Goal: Reproduce all the lines exactly as they stand, apart from the pictures.
■ ■ ■ ■ ■ ■ ■
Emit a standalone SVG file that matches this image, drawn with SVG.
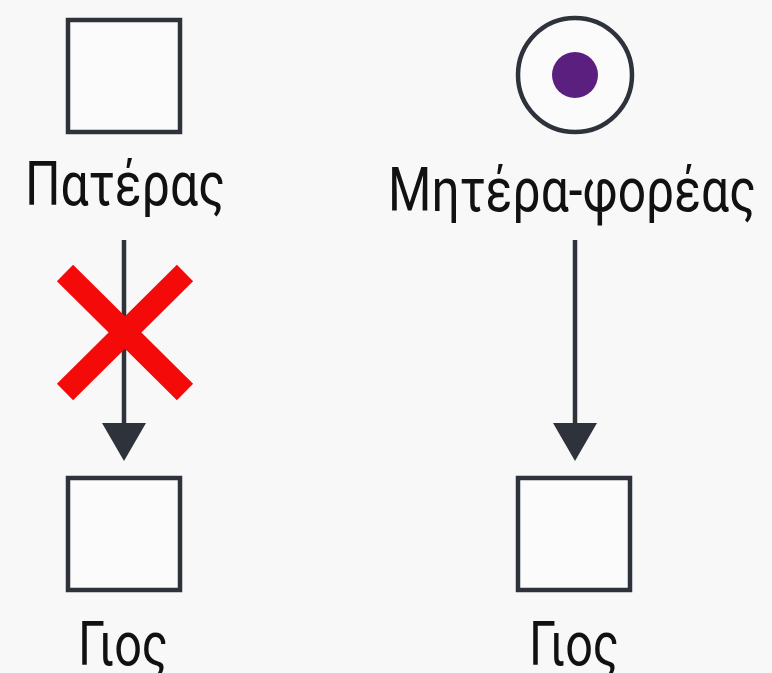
<svg xmlns="http://www.w3.org/2000/svg" width="772" height="673" viewBox="0 0 772 673">
<style>
.box{fill:#fbfbfc;stroke:#2e333b;stroke-width:4.5}
.lbl{font-family:Roboto,"Noto Sans","DejaVu Sans",sans-serif;font-size:61px;fill:#111;text-anchor:middle}
.edge{stroke:#2e333b;stroke-width:4.5;fill:none}
.head{fill:#2e333b}
</style>
<rect width="772" height="673" fill="#f8f8f8"/>
<g id="father">
<rect class="box" x="68" y="20" width="112" height="112"/>
<text class="lbl" x="125" y="205" textLength="200" lengthAdjust="spacingAndGlyphs">Πατέρας</text>
</g>
<g id="mother">
<circle cx="575" cy="75" r="57" fill="#fbfbfc" stroke="#2e333b" stroke-width="4.5"/>
<circle cx="575" cy="75" r="23" fill="#5b1f80"/>
<text class="lbl" x="572" y="211" font-size="63" textLength="368" lengthAdjust="spacingAndGlyphs">Μητέρα-φορέας</text>
</g>
<g id="son1">
<rect class="box" x="68" y="478" width="112" height="112"/>
<text class="lbl" x="123" y="665" textLength="90" lengthAdjust="spacingAndGlyphs">Γιος</text>
</g>
<g id="son2">
<rect class="box" x="518" y="478" width="112" height="112"/>
<text class="lbl" x="574" y="665" textLength="90" lengthAdjust="spacingAndGlyphs">Γιος</text>
</g>
<g id="connectors">
<line class="edge" x1="124" y1="240" x2="124" y2="424"/>
<polygon class="head" points="102,423 146,423 124,461"/>
<line class="edge" x1="575" y1="240" x2="575" y2="424"/>
<polygon class="head" points="553,423 597,423 575,461"/>
</g>
<g id="cross" stroke="#f50a0a" stroke-width="23" stroke-linecap="butt">
<line x1="65" y1="273" x2="185" y2="392"/>
<line x1="185" y1="273" x2="65" y2="392"/>
</g>
</svg>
■ ■ ■ ■ ■ ■ ■
Exercise solution:
Emit a standalone SVG file that matches this image, drawn with SVG.
<svg xmlns="http://www.w3.org/2000/svg" width="772" height="673" viewBox="0 0 772 673">
<style>
.box{fill:#fbfbfc;stroke:#2e333b;stroke-width:4.5}
.lbl{font-family:Roboto,"Noto Sans","DejaVu Sans",sans-serif;font-size:61px;fill:#111;text-anchor:middle}
.edge{stroke:#2e333b;stroke-width:4.5;fill:none}
.head{fill:#2e333b}
</style>
<rect width="772" height="673" fill="#f8f8f8"/>
<g id="father">
<rect class="box" x="68" y="20" width="112" height="112"/>
<text class="lbl" x="125" y="205" textLength="200" lengthAdjust="spacingAndGlyphs">Πατέρας</text>
</g>
<g id="mother">
<circle cx="575" cy="75" r="57" fill="#fbfbfc" stroke="#2e333b" stroke-width="4.5"/>
<circle cx="575" cy="75" r="23" fill="#5b1f80"/>
<text class="lbl" x="572" y="211" font-size="63" textLength="368" lengthAdjust="spacingAndGlyphs">Μητέρα-φορέας</text>
</g>
<g id="son1">
<rect class="box" x="68" y="478" width="112" height="112"/>
<text class="lbl" x="123" y="665" textLength="90" lengthAdjust="spacingAndGlyphs">Γιος</text>
</g>
<g id="son2">
<rect class="box" x="518" y="478" width="112" height="112"/>
<text class="lbl" x="574" y="665" textLength="90" lengthAdjust="spacingAndGlyphs">Γιος</text>
</g>
<g id="connectors">
<line class="edge" x1="124" y1="240" x2="124" y2="424"/>
<polygon class="head" points="102,423 146,423 124,461"/>
<line class="edge" x1="575" y1="240" x2="575" y2="424"/>
<polygon class="head" points="553,423 597,423 575,461"/>
</g>
<g id="cross" stroke="#f50a0a" stroke-width="23" stroke-linecap="butt">
<line x1="65" y1="273" x2="185" y2="392"/>
<line x1="185" y1="273" x2="65" y2="392"/>
</g>
</svg>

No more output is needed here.